In the January 2 New Yorker, the subject of Roger Angell’s lead comment is a proposed reduction in the speed of deliveries by the U. S. Postal Service, with the final extinction of the mailed letter to follow as a predictable consequence. If Angell missed a New Yorker cliché when he turned that news item into an elegy for stationery, the oversight didn’t come to my attention. E-mail, just not the same thing. The days of Anthony Trollope. John Updike’s postcards to, of course, The New Yorker. Eheu fugaces. World War II V-letters. An antique postcard kept at, of course, the summer house in, of course, Maine. Smiling through his tears, Roger Angell delivers a freight of casual-classic thought.
For The New Yorker, the part of time that gets remembered in a style like Angell’s is leisure time. That’s when we become worthy of The New Yorker’s advertisers. When the magazine is closed, we’re merely sordid, merely alive and changing: so busy earning our subscriptions to The New Yorker that we don’t even have the time to notice our own permanent exquisiteness. At such a time, the antique postcard held between finger and thumb is only a dirty piece of cardboard. But after the gates of The New Yorker have been opened to admit a crew of artists, the temporary marker of a life now ended will be replaced by a marble tomb.
That metamorphosis is a moment in the art history of New England. In New England, from the colonial stonemasons to Frost’s “Home Burial” to E. B. White’s “Once More to the Lake,” the tomb-maker’s art has helped us understand the sad irony of trying to represent in space the sense of something that no longer exists in time. White’s dirt road that is no longer rutted in three tracks because the horses have gone away is metonymy for the invisible dead. The original writer and reader of Roger Angell’s postcard from the past have gone invisible likewise. They are now only an indecipherable allusion to something in a dead letter.

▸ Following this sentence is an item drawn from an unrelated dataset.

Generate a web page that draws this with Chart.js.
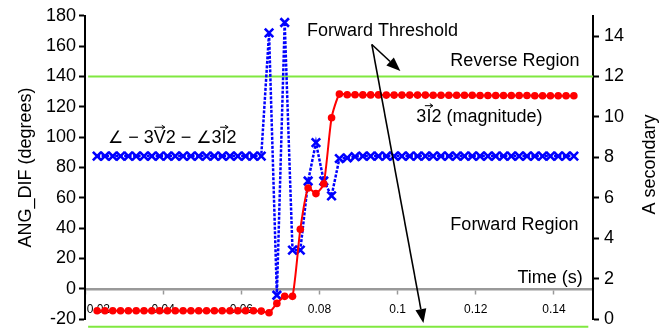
<!DOCTYPE html>
<html>
<head>
<meta charset="utf-8">
<script src="https://cdn.jsdelivr.net/npm/chart.js@4"></script>
<style>
html,body{margin:0;padding:0;background:#fff;}
#wrap{width:670px;height:335px;}
</style>
</head>
<body>
<div id="wrap"><canvas id="c" width="670" height="335"></canvas></div>
<script>
// ---- data ----
const times = [
  0.0231, 0.0251, 0.0271, 0.0291, 0.0311, 0.0331, 0.0351, 0.0371, 0.0391, 0.0411,
  0.0431, 0.0451, 0.0471, 0.0491, 0.0511, 0.0531, 0.0551, 0.0571, 0.0591, 0.0611,
  0.0631, 0.0651, 0.0671, 0.0691, 0.0711, 0.0731, 0.0751, 0.0771, 0.0791, 0.0811,
  0.0831, 0.0851, 0.0871, 0.0891, 0.0911, 0.0931, 0.0951, 0.0971, 0.0991, 0.1011,
  0.1031, 0.1051, 0.1071, 0.1091, 0.1111, 0.1131, 0.1151, 0.1171, 0.1191, 0.1211,
  0.1231, 0.1251, 0.1271, 0.1291, 0.1311, 0.1331, 0.1351, 0.1371, 0.1391, 0.1411,
  0.1431, 0.1451
];
// ANG_DIF (degrees), left axis
const angDif = [
  87.5, 87.5, 87.5, 87.5, 87.5, 87.5, 87.5, 87.5, 87.5, 87.5,
  87.5, 87.5, 87.5, 87.5, 87.5, 87.5, 87.5, 87.5, 87.5, 87.5,
  87.5, 87.5, 168.7, -4.2, 175.6, 25.5, 25.5, 71.1, 96.4, 71.1,
  61.3, 85.9, 86.3, 87.2, 87.5, 87.5, 87.5, 87.5, 87.5, 87.5,
  87.5, 87.5, 87.5, 87.5, 87.5, 87.5, 87.5, 87.5, 87.5, 87.5,
  87.5, 87.5, 87.5, 87.5, 87.5, 87.5, 87.5, 87.5, 87.5, 87.5,
  87.5, 87.5
];
// 3I2 magnitude (A secondary), right axis
const i2Mag = [
  0.42, 0.42, 0.42, 0.42, 0.42, 0.42, 0.42, 0.42, 0.42, 0.42,
  0.42, 0.42, 0.42, 0.42, 0.42, 0.42, 0.42, 0.42, 0.42, 0.42,
  0.42, 0.40, 0.32, 0.78, 1.13, 1.13, 4.45, 6.49, 6.21, 6.70,
  9.96, 11.13, 11.10, 11.10, 11.09, 11.09, 11.09, 11.08, 11.08, 11.08,
  11.08, 11.08, 11.08, 11.07, 11.07, 11.07, 11.07, 11.07, 11.07, 11.06,
  11.06, 11.06, 11.06, 11.06, 11.06, 11.06, 11.05, 11.05, 11.05, 11.05,
  11.05, 11.05
];
const xTickLabels = ['0.02', '0.04', '0.06', '0.08', '0.1', '0.12', '0.14'];
// threshold lines (degrees on the left axis) and their time spans
const reverseThreshold = [[0.0208, 140], [0.15, 140]];
const forwardThreshold = [[0.0208, -25], [0.1488, -25]];

// ---- annotations (data coordinates: time, degrees) ----
// segments: plain text, 'arrow' = vector arrow drawn above the letter, 'sym' = symbol font
const labels = [
  {segs: [{t: 'Forward Threshold'}], t: 0.0768, v: 166.5, align: 'left'},
  {segs: [{t: 'Reverse Region'}], t: 0.1135, v: 147.0, align: 'left'},
  {segs: [{t: '3'}, {t: 'I', arrow: true}, {t: '2 (magnitude)'}], t: 0.1048, v: 110.2, align: 'left'},
  {segs: [{t: '\u2220', sym: true}, {t: ' \u2212 3'}, {t: 'V', arrow: true}, {t: '2 \u2212 '}, {t: '\u2220', sym: true}, {t: '3'}, {t: 'I', arrow: true}, {t: '2'}], t: 0.0259, v: 96.0, align: 'left'},
  {segs: [{t: 'Forward Region'}], t: 0.1135, v: 39.1, align: 'left'},
  {segs: [{t: 'Time (s)'}], t: 0.1474, v: 3.9, align: 'right'}
];
const arrowStart = [0.0934, 161.1];
const arrowTips = [[0.1007, 143.6], [0.1066, -22.5]];

const FONT = '"Liberation Sans", Arial, Helvetica, sans-serif';
const SYMFONT = '"DejaVu Sans", "Liberation Sans", sans-serif';
const GREEN = '#80E840';

function segFont(s) { return s.sym ? '17px ' + SYMFONT : '18px ' + FONT; }

function drawRich(ctx, segs, x, y, align) {
  let total = 0;
  segs.forEach(s => { ctx.font = segFont(s); total += ctx.measureText(s.t).width; });
  let cx = align === 'right' ? x - total : x;
  ctx.textAlign = 'left';
  segs.forEach(s => {
    ctx.font = segFont(s);
    const w = ctx.measureText(s.t).width;
    ctx.fillText(s.t, cx, y);
    if (s.arrow) {
      const mid = cx + w / 2;
      const len = Math.max(w - 2, 8);
      const x0 = mid - len / 2, x1 = mid + len / 2;
      const ay = y - 16;
      ctx.save();
      ctx.lineWidth = 1;
      ctx.beginPath();
      ctx.moveTo(x0, ay);
      ctx.lineTo(x1, ay);
      ctx.moveTo(x1 - 3, ay - 2);
      ctx.lineTo(x1, ay);
      ctx.lineTo(x1 - 3, ay + 2);
      ctx.stroke();
      ctx.restore();
    }
    cx += w;
  });
}

const annotPlugin = {
  id: 'annot',
  afterDatasetsDraw(chart) {
    const {ctx} = chart;
    const xs = chart.scales.x, ys = chart.scales.y;
    ctx.save();
    ctx.fillStyle = '#000';
    ctx.strokeStyle = '#000';
    ctx.textBaseline = 'alphabetic';
    labels.forEach(l => {
      drawRich(ctx, l.segs, xs.getPixelForValue(l.t), ys.getPixelForValue(l.v), l.align);
    });
    // arrows
    const sx = xs.getPixelForValue(arrowStart[0]), sy = ys.getPixelForValue(arrowStart[1]);
    ctx.lineWidth = 1.6;
    arrowTips.forEach(tp => {
      const tx = xs.getPixelForValue(tp[0]), ty = ys.getPixelForValue(tp[1]);
      const ang = Math.atan2(ty - sy, tx - sx);
      const hl = 14, hw = 5.5;
      const bx = tx - hl * Math.cos(ang), by = ty - hl * Math.sin(ang);
      ctx.beginPath();
      ctx.moveTo(sx, sy);
      ctx.lineTo(bx, by);
      ctx.stroke();
      ctx.beginPath();
      ctx.moveTo(tx, ty);
      ctx.lineTo(bx + hw * Math.sin(ang), by - hw * Math.cos(ang));
      ctx.lineTo(bx - hw * Math.sin(ang), by + hw * Math.cos(ang));
      ctx.closePath();
      ctx.fill();
    });
    // right axis title (reads bottom-to-top)
    const ca = chart.chartArea;
    ctx.save();
    ctx.font = '18px ' + FONT;
    ctx.translate(650, (ca.top + ca.bottom) / 2 - 3);
    ctx.rotate(-Math.PI / 2);
    ctx.textAlign = 'center';
    ctx.textBaseline = 'middle';
    ctx.fillText('A secondary', 0, 0);
    ctx.restore();
    ctx.restore();
  }
};

const toXY = (ys) => times.map((t, i) => ({x: t, y: ys[i]}));

new Chart(document.getElementById('c'), {
  type: 'line',
  data: {
    datasets: [
      {
        label: '3I2 (magnitude)',
        data: toXY(i2Mag),
        yAxisID: 'y1',
        borderColor: '#FF0000',
        backgroundColor: '#FF0000',
        borderWidth: 2,
        pointStyle: 'circle',
        pointRadius: 3.8,
        pointBorderWidth: 0,
        tension: 0.2
      },
      {
        label: 'ANG_DIF',
        data: toXY(angDif),
        yAxisID: 'y',
        borderColor: '#0000FF',
        backgroundColor: '#0000FF',
        borderWidth: 2.5,
        borderDash: [3, 1.5],
        pointStyle: 'crossRot',
        pointRadius: 6,
        pointBorderWidth: 2.6,
        pointBorderColor: '#0000FF',
        tension: 0
      },
      {
        label: 'Reverse threshold',
        data: reverseThreshold.map(p => ({x: p[0], y: p[1]})),
        yAxisID: 'y',
        borderColor: GREEN,
        borderWidth: 2,
        pointRadius: 0
      },
      {
        label: 'Forward threshold',
        data: forwardThreshold.map(p => ({x: p[0], y: p[1]})),
        yAxisID: 'y',
        borderColor: GREEN,
        borderWidth: 2,
        pointRadius: 0,
        clip: false
      }
    ]
  },
  options: {
    responsive: false,
    animation: false,
    devicePixelRatio: 1,
    layout: {padding: {top: 15, bottom: 13, left: 0, right: 0}},
    plugins: {legend: {display: false}, tooltip: {enabled: false}},
    scales: {
      x: {
        type: 'linear',
        min: 0.02,
        max: 0.15,
        position: {y: 0},
        afterFit: s => { s.height = 0; },
        border: {color: '#999999', width: 2.5},
        grid: {drawOnChartArea: false, drawTicks: true, tickLength: 4, color: '#999999', tickWidth: 1.5},
        ticks: {
          stepSize: 0.02,
          includeBounds: false,
          autoSkip: false,
          maxRotation: 0,
          minRotation: 0,
          padding: 10,
          color: '#000',
          font: {size: 12, family: FONT},
          callback: (v, i) => (i === 0 ? '\u2007\u2007\u2007\u2007' : '') + xTickLabels[i]
        }
      },
      y: {
        type: 'linear',
        position: 'left',
        min: -20,
        max: 180,
        afterFit: s => { s.width = 85; },
        border: {color: '#000', width: 2},
        grid: {drawOnChartArea: false, drawTicks: true, tickLength: 6, color: '#000', tickWidth: 2},
        ticks: {stepSize: 20, padding: 3, color: '#000', font: {size: 18, family: FONT}},
        title: {display: true, text: 'ANG_DIF (degrees)', color: '#000', font: {size: 18, family: FONT}, padding: {top: 15, bottom: 0}}
      },
      y1: {
        type: 'linear',
        position: 'right',
        min: 0,
        max: 15,
        afterFit: s => { s.width = 77; },
        border: {color: '#000', width: 2},
        grid: {drawOnChartArea: false, drawTicks: true, tickLength: 6, color: '#000', tickWidth: 2},
        ticks: {stepSize: 2, includeBounds: false, padding: 5, color: '#000', font: {size: 18, family: FONT}}
      }
    }
  },
  plugins: [annotPlugin]
});
</script>
</body>
</html>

But for us intended readers of The New Yorker, who live in what we might as well call New York by way of metonymic contrast, the postcard itself is transformed into something newly visible. In New York, lifted for a moment out of the cigar box of Roger Angell’s prose, the card goes reflective and becomes a mirror, a portable space in which we are supposed to think we see ourselves poised and unchanging, balancing on the infinitesimal between a postcarded past and a postcardless future. Holding the mirror between our hands, seeing right through both the dead words on one surface and the picture on its reverse of what no longer is, we contemplate what we think we see of our reflected selves as if we could keep on contemplating forever.
The optical illusion reassures us that we are. That’s what Roger Angell constructed it for. Relieved, we reach for our wallet, extract a credit card, and renew.